I feed him to sleep and he goes down around 7.30pm in a bedside crib, he then starts waking around 10.30pm every hour. DH deals with the first lot of wakings and he can settle him almost immediately on his shoulder and get him back down. By 2am we swap and I put DS in bed with me where he has a feed at 2am then sleeps soundly until 6am.
This makes me think he's waking for comfort, as he'll sleep soundly in bed with me?
I struggle with settling at night (and during day!) - I am massively sleep deprived and my patience is on a tiny short fuse at the moment, when DS won't settle I practically lose it and sometimes I have to leave the room I am so beside myself with frustration.
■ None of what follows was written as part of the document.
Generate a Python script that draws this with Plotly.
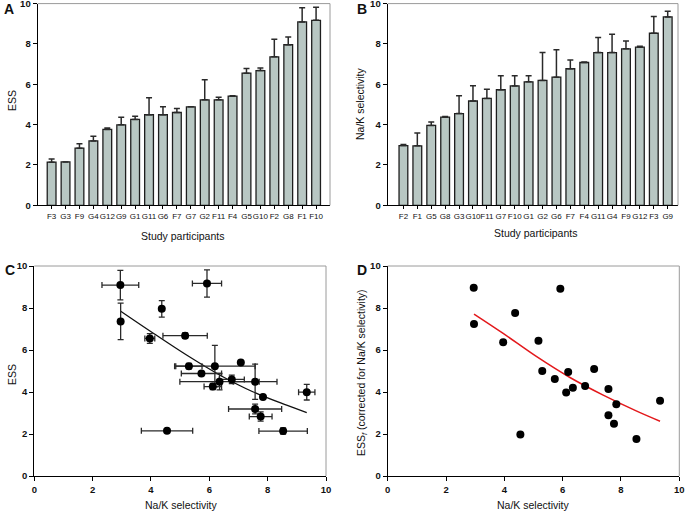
import plotly.graph_objects as go

# ---------------- data ----------------
# Panel A: ESS per participant, sorted ascending
ess_order = ["F3", "G3", "F9", "G4", "G12", "G9", "G1", "G11", "G6", "F7",
             "G7", "G2", "F11", "F4", "G5", "G10", "F2", "G8", "F1", "F10"]
ess_mean = [2.14, 2.15, 2.83, 3.19, 3.76, 3.99, 4.26, 4.49, 4.49, 4.60,
            4.88, 5.23, 5.23, 5.41, 6.55, 6.68, 7.36, 7.96, 9.09, 9.17]
ess_err = [0.15, 0.0, 0.22, 0.23, 0.07, 0.37, 0.15, 0.84, 0.39, 0.20,
           0.0, 0.99, 0.13, 0.02, 0.23, 0.13, 0.87, 0.39, 0.70, 0.65]

# Panel B: Na/K selectivity per participant, sorted ascending
nak_order = ["F2", "F1", "G5", "G8", "G3", "G10", "F11", "G7", "F10", "G1",
             "G2", "G6", "F7", "F4", "G11", "G4", "F9", "G12", "F3", "G9"]
nak_mean = [2.96, 2.95, 3.96, 4.37, 4.55, 5.17, 5.30, 5.73, 5.92, 6.12,
            6.19, 6.35, 6.77, 7.08, 7.57, 7.57, 7.76, 7.84, 8.53, 9.34]
nak_err = [0.05, 0.63, 0.17, 0.03, 0.88, 0.76, 0.45, 0.69, 0.50, 0.30,
           1.38, 1.36, 0.43, 0.02, 0.75, 0.91, 0.39, 0.05, 0.83, 0.28]

# Panel D: corrected ESS (ESS_f), in nak_order
ess_f = [7.24, 8.97, 6.37, 7.76, 1.98, 6.44, 5.00, 4.62, 8.92, 3.98,
         4.95, 4.20, 4.29, 5.10, 4.14, 2.89, 2.49, 3.42, 1.76, 3.58]

# fitted curves
c_fit_x = [2.95, 4.08, 5.22, 6.37, 7.51, 8.65, 9.34]
c_fit_y = [7.86, 6.80, 5.76, 4.80, 4.00, 3.37, 3.02]
d_fit_x = [2.96, 3.96, 5.11, 6.25, 7.39, 8.54, 9.34]
d_fit_y = [7.71, 6.79, 5.68, 4.69, 3.85, 3.09, 2.61]

num_ticks = [0, 2, 4, 6, 8, 10]

# ---------------- build ----------------
W, H = 685, 513
FONT = "Liberation Sans, Arial, Helvetica, sans-serif"
BAR_FILL = "#b8c7c3"
ERR_COL = "#2a2a2a"


def px_x(p):
    return p / W


def px_y(p):
    return 1 - p / H


# C data: pair ESS with Na/K by participant
ess_lookup = {p: (m, e) for p, m, e in zip(ess_order, ess_mean, ess_err)}
c_x = nak_mean
c_xerr = nak_err
c_y = [ess_lookup[p][0] for p in nak_order]
c_yerr = [ess_lookup[p][1] for p in nak_order]

fig = go.Figure()

fig.add_trace(go.Bar(
    x=ess_order, y=ess_mean, xaxis="x", yaxis="y",
    marker=dict(color=BAR_FILL, line=dict(color="#1e1e1e", width=1.3)),
    error_y=dict(type="data", array=ess_err, arrayminus=[0] * len(ess_err),
                 symmetric=False, color=ERR_COL, thickness=1.5, width=3),
    showlegend=False,
))
fig.add_trace(go.Bar(
    x=nak_order, y=nak_mean, xaxis="x2", yaxis="y2",
    marker=dict(color=BAR_FILL, line=dict(color="#1e1e1e", width=1.3)),
    error_y=dict(type="data", array=nak_err, arrayminus=[0] * len(nak_err),
                 symmetric=False, color=ERR_COL, thickness=1.5, width=3),
    showlegend=False,
))
fig.add_trace(go.Scatter(
    x=c_fit_x, y=c_fit_y, xaxis="x3", yaxis="y3", mode="lines",
    line=dict(color="#111", width=1.3, shape="spline"), showlegend=False,
))
fig.add_trace(go.Scatter(
    x=c_x, y=c_y, xaxis="x3", yaxis="y3", mode="markers",
    marker=dict(color="black", size=8),
    error_x=dict(type="data", array=c_xerr, color=ERR_COL, thickness=1.3, width=3),
    error_y=dict(type="data", array=c_yerr, color=ERR_COL, thickness=1.3, width=3),
    showlegend=False,
))
fig.add_trace(go.Scatter(
    x=d_fit_x, y=d_fit_y, xaxis="x4", yaxis="y4", mode="lines",
    line=dict(color="#e3191c", width=1.5, shape="spline"), showlegend=False,
))
fig.add_trace(go.Scatter(
    x=nak_mean, y=ess_f, xaxis="x4", yaxis="y4", mode="markers",
    marker=dict(color="black", size=8), showlegend=False,
))

tickfont_num = dict(family=FONT, size=9.5, color="#111", weight="bold")
tickfont_cat = dict(family=FONT, size=8, color="#111")

common = dict(showline=True, linecolor="black", linewidth=1.2, ticks="outside",
              tickcolor="black", tickwidth=1, showgrid=False, zeroline=False,
              automargin=False, ticklabeloverflow="allow")

domA_x = [px_x(37.7), px_x(330)]
domB_x = [px_x(387.7), px_x(678)]
domC_x = [px_x(34.3), px_x(326)]
domD_x = [px_x(387.7), px_x(679.3)]
dom_top_y = [px_y(205.3), px_y(3.6)]
dom_bot_y = [px_y(476), px_y(266)]

fig.update_layout(
    width=W, height=H,
    margin=dict(l=0, r=0, t=0, b=0, autoexpand=False),
    paper_bgcolor="white", plot_bgcolor="white",
    bargap=0.37,
    font=dict(family=FONT, color="#111"),
    xaxis=dict(domain=domA_x, anchor="y", type="category", range=[-1, 20],
               tickfont=tickfont_cat, tickangle=0, ticklen=3, **common),
    yaxis=dict(domain=dom_top_y, anchor="x", range=[0, 10], tickvals=num_ticks,
               tickfont=tickfont_num, ticklen=4, **common),
    xaxis2=dict(domain=domB_x, anchor="y2", type="category", range=[-1.13, 19.74],
                tickfont=tickfont_cat, tickangle=0, ticklen=3, **common),
    yaxis2=dict(domain=dom_top_y, anchor="x2", range=[0, 10], tickvals=num_ticks,
                tickfont=tickfont_num, ticklen=4, **common),
    xaxis3=dict(domain=domC_x, anchor="y3", range=[0, 10], tickvals=num_ticks,
                tickfont=tickfont_num, ticklen=4, **common),
    yaxis3=dict(domain=dom_bot_y, anchor="x3", range=[0, 10], tickvals=num_ticks,
                tickfont=tickfont_num, ticklen=4, **common),
    xaxis4=dict(domain=domD_x, anchor="y4", range=[0, 10], tickvals=num_ticks,
                tickfont=tickfont_num, ticklen=4, **common),
    yaxis4=dict(domain=dom_bot_y, anchor="x4", range=[0, 10], tickvals=num_ticks,
                tickfont=tickfont_num, ticklen=4, **common),
)

# gray top/right frame lines
shapes = []
for xd, yd in [(domA_x, dom_top_y), (domB_x, dom_top_y),
               (domC_x, dom_bot_y), (domD_x, dom_bot_y)]:
    shapes.append(dict(type="line", xref="paper", yref="paper",
                       x0=xd[0], x1=xd[1], y0=yd[1], y1=yd[1],
                       line=dict(color="#9a9a9a", width=1)))
    shapes.append(dict(type="line", xref="paper", yref="paper",
                       x0=xd[1], x1=xd[1], y0=yd[0], y1=yd[1],
                       line=dict(color="#9a9a9a", width=1)))
fig.update_layout(shapes=shapes)

ann = []


def add_text(text, x, y, size, bold=False, angle=0):
    ann.append(dict(text=text, x=px_x(x), y=px_y(y), xref="paper", yref="paper",
                    showarrow=False, textangle=angle, xanchor="center",
                    yanchor="middle",
                    font=dict(family=FONT, size=size, color="#111",
                              weight="bold" if bold else "normal")))


# panel letters
add_text("A", 9, 9, 14, bold=True)
add_text("B", 362, 9, 14, bold=True)
add_text("C", 10, 270, 14, bold=True)
add_text("D", 362, 270, 14, bold=True)
# axis titles
add_text("ESS", 12, 101, 10.5, angle=-90)
add_text("Study participants", 182, 236, 10.5)
add_text("Na/K selectivity", 360, 104, 10.5, angle=-90)
add_text("Study participants", 535, 233, 10.5)
add_text("ESS", 12, 375, 10.5, angle=-90)
add_text("Na/K selectivity", 181, 505, 10.5)
add_text("ESS<sub><i>f</i></sub> (corrected for Na/K selectivity)", 362, 373, 10.5, angle=-90)
add_text("Na/K selectivity", 533, 505, 10.5)
fig.update_layout(annotations=ann)

fig.write_html(
    "out.html",
    config={"displayModeBar": False},
    post_script="document.body.style.margin='0';document.body.style.overflow='hidden';",
)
I am also a light sleeper and really struggle to get back to sleep once woken, so I have until now avoided having to do the whole settle baby, get back in crib thing (hence the bedsharing). I find I get so wound up and anxious that he won't go down, it keeps me awake for hours.
Unfortunately owing to being a crappy light sleeper I struggle to sleep in bed with DS too - every shuffle and movement keeps me awake so I often lie there for hours not sleeping.
DH is getting to point of not coping on limited sleep and he starts a new job soon where he will have to be on the ball. Thus the night wakings may start to be more down to me which I don't mind, but I feel like I need to choose the lesser of 2 evils - share my bed with a wriggly baby who keeps me awake all night doing that, or face my demons and decide to start trying to get DS to sleep in crib all night and be up and down like a yoyo and suffer probably really major frustration feelings which I would like to avoid!
Anyone.....help?? Any ideas why DS is waking so much, and how long does this phase last???? I'm desperate!
And does anyone else feel like this? The frustration with settling etc
Hi. I feel for you. I am sleeping in my sons room, he's nearly 5 months . I can't wait till he's 6 and I can go back to my bedroom. He's being a total nightmare tonight. Has woken every 1 1/2 to half hour since about 6.30. Won't settle, half the time I get him down. I understand your frustration. I tend to take him into bed with me after 2am as I get more sleep with him laying on me and occasionally waking for boob. Sure this is terrible habit but I need sleep. Despite being a light sleeper and not sleeping well with him on me, at least I am sleeping! The more he wakes, the harder I find it to get back to sleep.
No solutions I'm afraid, just my heartfelt sympathy.